Stock Market

Stock Markets: Rethinking the rally


Traders work on the floor of the New York Stock Exchange (NYSE) on June 14, 2023 in New York City.

Spencer Platt | Getty Images News | Getty Images

This report is from today’s CNBC Daily Open, our new, international markets newsletter. CNBC Daily Open brings investors up to speed on everything they need to know, no matter where they are. Like what you see? You can subscribe here.

Rally halted
U.S. markets closed in the red Tuesday, halting a rally that drove stocks to their highest levels in more than a year. European stocks traded lower as well. Germany’s DAX Index fell 0.55% as the country’s producer prices rose 1% year over year, the slowest rate since January 2021.

Stacking Dice for itself
Eli Lilly, the world’s largest pharmaceutical company by market capitalization, is buying Dice Therapeutics, a San Francisco-based biopharmaceutical company that develops drugs for autoimmune diseases. The $2.4 billion deal will see Eli Lilly pay $48 per share to buy Dice, a 40% premium above Friday’s closing price.

The UK ‘doom loop’
The U.K. economy is trapped in a growth “doom loop,” according to the country’s Institute for Public Policy Research. Decades of underinvestment in infrastructure, research and training has caused the economy to stagnate, which, in turn, discourages investment.

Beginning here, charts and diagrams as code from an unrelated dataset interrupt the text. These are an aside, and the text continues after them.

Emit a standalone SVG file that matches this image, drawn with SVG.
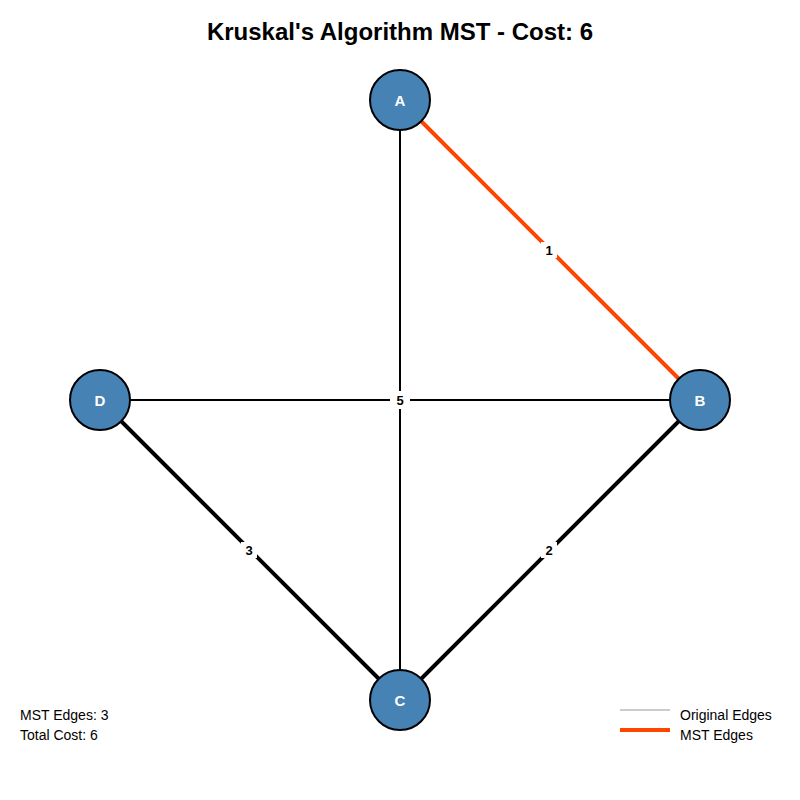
<svg xmlns="http://www.w3.org/2000/svg" width="800" height="800" viewBox="0 0 800 800">
<style>
text{font-family:"Liberation Sans",Arial,sans-serif}
.title{font-size:24px;font-weight:bold;fill:#000}
.node circle{fill:#4682B4;stroke:#000;stroke-width:2}
.node text{font-size:15px;font-weight:bold;fill:#fff;text-anchor:middle}
.edge{stroke:#000;stroke-linecap:butt}
.thin{stroke-width:2}
.mst{stroke-width:4}
.orange{stroke:#FF4500}
.lbl rect{fill:#fff}
.lbl text{font-size:13px;font-weight:bold;text-anchor:middle;fill:#000}
.info{font-size:14px;fill:#000}
</style>
<rect width="800" height="800" fill="#fff"/>
<text class="title" x="400" y="40" text-anchor="middle">Kruskal's Algorithm MST - Cost: 6</text>
<g id="connectors">
<line class="edge thin" x1="400" y1="100" x2="400" y2="700"/>
<line class="edge thin" x1="100" y1="400" x2="700" y2="400"/>
<line class="edge mst orange" x1="400" y1="100" x2="700" y2="400"/>
<line class="edge mst" x1="700" y1="400" x2="400" y2="700"/>
<line class="edge mst" x1="100" y1="400" x2="400" y2="700"/>
</g>
<g id="edge-labels">
<g class="lbl"><rect x="390" y="391" width="20" height="18"/><text x="400" y="405">5</text></g>
<g class="lbl"><rect x="541" y="242" width="16" height="16"/><text x="549" y="255">1</text></g>
<g class="lbl"><rect x="541" y="542" width="16" height="16"/><text x="549" y="555">2</text></g>
<g class="lbl"><rect x="241" y="542" width="16" height="16"/><text x="249" y="555">3</text></g>
</g>
<g id="node-A" class="node"><circle cx="400" cy="100" r="30"/><text x="400" y="106">A</text></g>
<g id="node-B" class="node"><circle cx="700" cy="400" r="30"/><text x="700" y="406">B</text></g>
<g id="node-C" class="node"><circle cx="400" cy="700" r="30"/><text x="400" y="706">C</text></g>
<g id="node-D" class="node"><circle cx="100" cy="400" r="30"/><text x="100" y="406">D</text></g>
<g id="info">
<text class="info" x="20" y="720">MST Edges: 3</text>
<text class="info" x="20" y="740">Total Cost: 6</text>
</g>
<g id="legend">
<line x1="620" y1="710" x2="670" y2="710" stroke="#ccc" stroke-width="2"/>
<line x1="620" y1="730" x2="670" y2="730" stroke="#FF4500" stroke-width="4"/>
<text class="info" x="680" y="720">Original Edges</text>
<text class="info" x="680" y="740">MST Edges</text>
</g>
</svg>
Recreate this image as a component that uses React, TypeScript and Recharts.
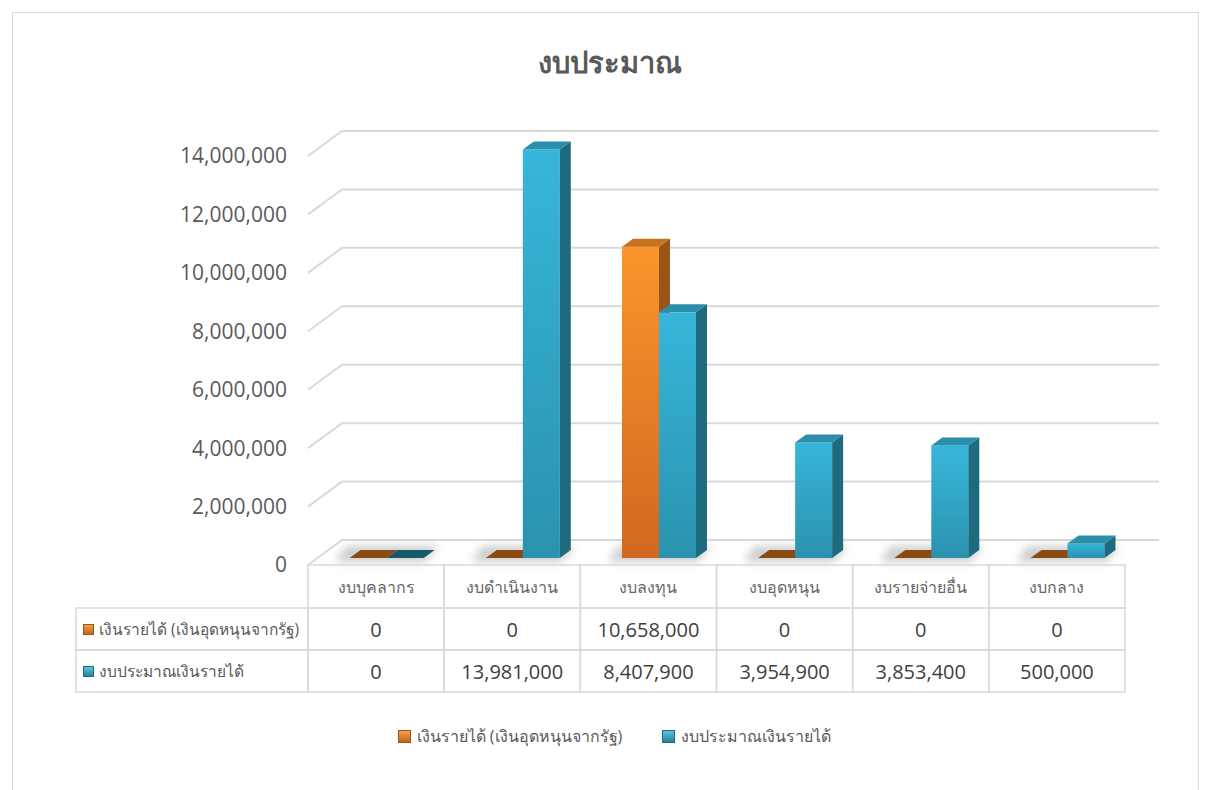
import React from 'react';
import { Bar, BarChart, CartesianGrid, Legend, XAxis, YAxis } from 'recharts';

const categories = ['งบบุคลากร', 'งบดำเนินงาน', 'งบลงทุน', 'งบอุดหนุน', 'งบรายจ่ายอื่น', 'งบกลาง'];
const seriesNames = ['เงินรายได้ (เงินอุดหนุนจากรัฐ)', 'งบประมาณเงินรายได้'];
const grantValues = [0, 0, 10658000, 0, 0, 0];
const budgetValues = [0, 13981000, 8407900, 3954900, 3853400, 500000];
const yTicks = [0, 2000000, 4000000, 6000000, 8000000, 10000000, 12000000, 14000000];

const data = categories.map((name, i) => ({ name, grant: grantValues[i], budget: budgetValues[i] }));
const seriesValues = [grantValues, budgetValues];

const W = 1209;
const H = 790;
const FONT = "'Open Sans', 'Noto Sans', sans-serif";
const Y_AXIS_W = 308;
const MARGIN = { top: 156, right: 84, bottom: 0, left: 0 };
const CELL_W = (W - Y_AXIS_W - MARGIN.right) / categories.length;
const HEAD_H = 43;
const ROW_H = 42;
const LEGEND_H = 98;
const ROW_LEFT = 76;
const LINE = '#d9d9d9';

// back wall offset and bar placement inside the 3d box
const WALL_DX = 34;
const WALL_DY = 25;
const BAR_DX = 11;
const BAR_DY = -7;
const DEPTH_X = 11;
const DEPTH_Y = 8;

const palettes = [
  { front: 'url(#orangeFront)', side: '#9c5317', top: '#c8711f', flat: '#8a4a12', key: 'url(#keyOrange)', keyStroke: '#9c5317' },
  { front: 'url(#blueFront)', side: '#1e6b80', top: '#2a8faa', flat: '#17596b', key: 'url(#keyBlue)', keyStroke: '#1e6b80' },
];

const fmt = (v: number) => v.toLocaleString('en-US');

function Bar3D(props: any) {
  const { x, y, width, height, series } = props;
  const pal = palettes[series];
  const fx = x + BAR_DX;
  const fy = y + BAR_DY;
  const topFace = `${fx},${fy} ${fx + DEPTH_X},${fy - DEPTH_Y} ${fx + width + DEPTH_X},${fy - DEPTH_Y} ${fx + width},${fy}`;
  const shadow =
    series === 0 ? (
      <polygon
        points={`${fx - 14},${fy + height + 4} ${fx - 4},${fy + height - DEPTH_Y - 4} ${fx + width * 2 + DEPTH_X + 4},${fy + height - DEPTH_Y - 4} ${fx + width * 2 + 2},${fy + height + 4}`}
        fill="#8a8a8a"
        opacity={0.42}
        filter="url(#soft)"
      />
    ) : null;
  if (!height || height < 0.5) {
    return (
      <g>
        {shadow}
        <polygon points={topFace} fill={pal.flat} />
      </g>
    );
  }
  const side = `${fx + width},${fy} ${fx + width + DEPTH_X},${fy - DEPTH_Y} ${fx + width + DEPTH_X},${fy + height - DEPTH_Y} ${fx + width},${fy + height}`;
  return (
    <g>
      {shadow}
      <rect x={fx} y={fy} width={width} height={height} fill={pal.front} />
      <polygon points={side} fill={pal.side} />
      <polygon points={topFace} fill={pal.top} />
    </g>
  );
}

function KeySquare({ series, size }: { series: number; size: number }) {
  const pal = palettes[series];
  return (
    <svg width={size} height={size} style={{ display: 'block' }}>
      <rect x={0.5} y={0.5} width={size - 1} height={size - 1} fill={pal.key} stroke={pal.keyStroke} strokeWidth={1} />
    </svg>
  );
}

function HeaderTick(props: any) {
  const { x, y, payload } = props;
  return (
    <g>
      <rect x={x - CELL_W / 2} y={y} width={CELL_W} height={HEAD_H} fill="none" stroke={LINE} strokeWidth={1.5} />
      <text x={x} y={y + HEAD_H / 2} textAnchor="middle" dominantBaseline="central" fontSize={16} fill="#666666" fontFamily={FONT}>
        {payload.value}
      </text>
    </g>
  );
}

const makeValueTick = (series: number) =>
  function ValueTick(props: any) {
    const { x, y, payload } = props;
    const idx = payload.index ?? props.index;
    const left = x - CELL_W / 2;
    return (
      <g>
        {idx === 0 && (
          <g>
            <rect x={ROW_LEFT} y={y} width={left - ROW_LEFT} height={ROW_H} fill="none" stroke={LINE} strokeWidth={1.5} />
            <foreignObject x={ROW_LEFT + 7} y={y} width={left - ROW_LEFT - 8} height={ROW_H}>
              <div style={{ display: 'flex', alignItems: 'center', height: ROW_H, gap: 5, fontFamily: FONT, fontSize: 15.5, color: '#595959', whiteSpace: 'nowrap' }}>
                <KeySquare series={series} size={11} />
                <span>{seriesNames[series]}</span>
              </div>
            </foreignObject>
          </g>
        )}
        <rect x={left} y={y} width={CELL_W} height={ROW_H} fill="none" stroke={LINE} strokeWidth={1.5} />
        <text x={x} y={y + ROW_H / 2} textAnchor="middle" dominantBaseline="central" fontSize={20} fill="#404040" fontFamily={FONT}>
          {fmt(seriesValues[series][idx])}
        </text>
      </g>
    );
  };

const GrantTick = makeValueTick(0);
const BudgetTick = makeValueTick(1);

function WallLine(props: any) {
  const { x1, y1, x2, index } = props;
  return (
    <path
      key={`wall-${index}-${y1}`}
      d={`M${x1},${y1} L${x1 + WALL_DX},${y1 - WALL_DY} L${x2 + WALL_DX},${y1 - WALL_DY}`}
      fill="none"
      stroke={LINE}
      strokeWidth={2}
    />
  );
}

function LegendContent() {
  return (
    <div style={{ width: W, height: LEGEND_H, boxSizing: 'border-box' }}>
      <div style={{ display: 'flex', justifyContent: 'center', alignItems: 'center', gap: 40, paddingTop: 32, paddingLeft: 20, fontFamily: FONT, fontSize: 16, color: '#595959' }}>
        {seriesNames.map((n, i) => (
          <div key={n} style={{ display: 'flex', alignItems: 'center', gap: 6 }}>
            <KeySquare series={i} size={13} />
            <span>{n}</span>
          </div>
        ))}
      </div>
    </div>
  );
}

export default function App() {
  return (
    <div style={{ position: 'absolute', left: 0, top: 0, width: W, height: H, overflow: 'hidden', background: '#fff', fontFamily: FONT }}>
      <svg width={0} height={0} style={{ position: 'absolute' }}>
        <defs>
          <linearGradient id="orangeFront" x1="0" y1="0" x2="0" y2="1">
            <stop offset="0" stopColor="#fb952c" />
            <stop offset="1" stopColor="#d0681f" />
          </linearGradient>
          <linearGradient id="blueFront" x1="0" y1="0" x2="0" y2="1">
            <stop offset="0" stopColor="#37b6da" />
            <stop offset="1" stopColor="#2a92ae" />
          </linearGradient>
          <linearGradient id="keyOrange" x1="0" y1="0" x2="0" y2="1">
            <stop offset="0" stopColor="#f7a24a" />
            <stop offset="1" stopColor="#c0621c" />
          </linearGradient>
          <linearGradient id="keyBlue" x1="0" y1="0" x2="0" y2="1">
            <stop offset="0" stopColor="#5cc6e4" />
            <stop offset="1" stopColor="#237f98" />
          </linearGradient>
          <filter id="soft" x="-50%" y="-200%" width="200%" height="500%">
            <feGaussianBlur stdDeviation="4" />
          </filter>
        </defs>
      </svg>
      <div style={{ position: 'absolute', left: 12, top: 12, width: 1185, height: 820, border: `1px solid ${LINE}` }} />
      <div style={{ position: 'absolute', left: 0, top: 40, width: 1220, textAlign: 'center', fontSize: 29, fontWeight: 700, color: '#595959', fontFamily: FONT }}>
        งบประมาณ
      </div>
      <BarChart
        width={W}
        height={H}
        data={data}
        margin={MARGIN}
        barCategoryGap="22.5%"
        barGap={0}
        style={{ position: 'absolute', left: 0, top: 0 }}
      >
        <CartesianGrid xAxisId="head" vertical={false} horizontal={WallLine as any} />
        <YAxis
          width={Y_AXIS_W}
          domain={[0, 14000000]}
          ticks={yTicks}
          interval={0}
          tickFormatter={fmt}
          tick={{ fill: '#595959', fontSize: 21, fontFamily: FONT }}
          tickLine={false}
          axisLine={false}
          tickSize={0}
          tickMargin={21}
        />
        <XAxis xAxisId="head" dataKey="name" height={HEAD_H} interval={0} tick={HeaderTick} tickLine={false} axisLine={false} tickSize={0} tickMargin={0} />
        <XAxis xAxisId="r1" dataKey="name" height={ROW_H} interval={0} tick={GrantTick} tickLine={false} axisLine={false} tickSize={0} tickMargin={0} />
        <XAxis xAxisId="r2" dataKey="name" height={ROW_H} interval={0} tick={BudgetTick} tickLine={false} axisLine={false} tickSize={0} tickMargin={0} />
        <Bar xAxisId="head" dataKey="grant" name={seriesNames[0]} isAnimationActive={false} minPointSize={0} shape={(p: any) => <Bar3D {...p} series={0} />} />
        <Bar xAxisId="head" dataKey="budget" name={seriesNames[1]} isAnimationActive={false} minPointSize={0} shape={(p: any) => <Bar3D {...p} series={1} />} />
        <Legend verticalAlign="bottom" wrapperStyle={{ left: 0, width: W }} content={() => <LegendContent />} />
      </BarChart>
    </div>
  );
}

The International Monetary Fund expects the U.K. economy to grow 0.4% this year.

Thali for dinner
India’s Prime Minister Narendra Modi will be hosted by U.S. President Joe Biden at a White House state dinner Thursday. Joining Biden are business leaders like Apple’s Tim Cook, Alphabet’s Sundar Pichai, Microsoft’s Satya Nadella and FedEx’s Raj Subramaniam. Their presence signals corporate America’s turn to India at a time when U.S.-China business ties are fraying.

[PRO] Squeezing out squeezed profits
Corporate profitability has probably hit the bottom. But companies aren’t likely to increase their profits in the next 12 months because of slowing price hikes and higher interest rates, according to a Goldman Sachs analysis. Still, Goldman found a basket of stocks that might defy the odds and expand their margins.

The long weekend, it seems, gave investors space to gather their wits on the state of the stock market, resulting in a slight pullback when trading reopened Tuesday.

The S&P 500 declined 0.47%, the Dow Jones Industrial Average lost 0.72% and the Nasdaq Composite slipped 0.16%. That’s the second day in a row that all three major indexes have closed lower.

But there hasn’t been any concrete events that might cause traders to lose hope in the rally. Here, I use the word “hope” deliberately — since market activity is as dependent on mindset, which can be arbitrary, as it is logic.

Indeed, Mike Wilson, chief U.S. equity strategist at Morgan Stanley, thinks the slowdown in stocks is simply because the fear of missing out is losing steam. ″[We] believe equity markets are as stretched as they can get with market participants wary of missing a potential new bull market,” writes Wilson.

That is to say, the reality of higher rates for longer, and a slowing economy, will soon show up in lower earnings and dampen stocks’ ebullience.

Still, the S&P has defied expectations to rise 14.5% so far this year. If history is any indication, CNBC’s Jeff Cox writes, the index might jump a further 8% in the second half of the year, according to data cited by CFRA.

But I should note here that 2023 has been rather anomalous for markets, historically speaking. Perhaps hope might turn out to be a better guide than logic this year.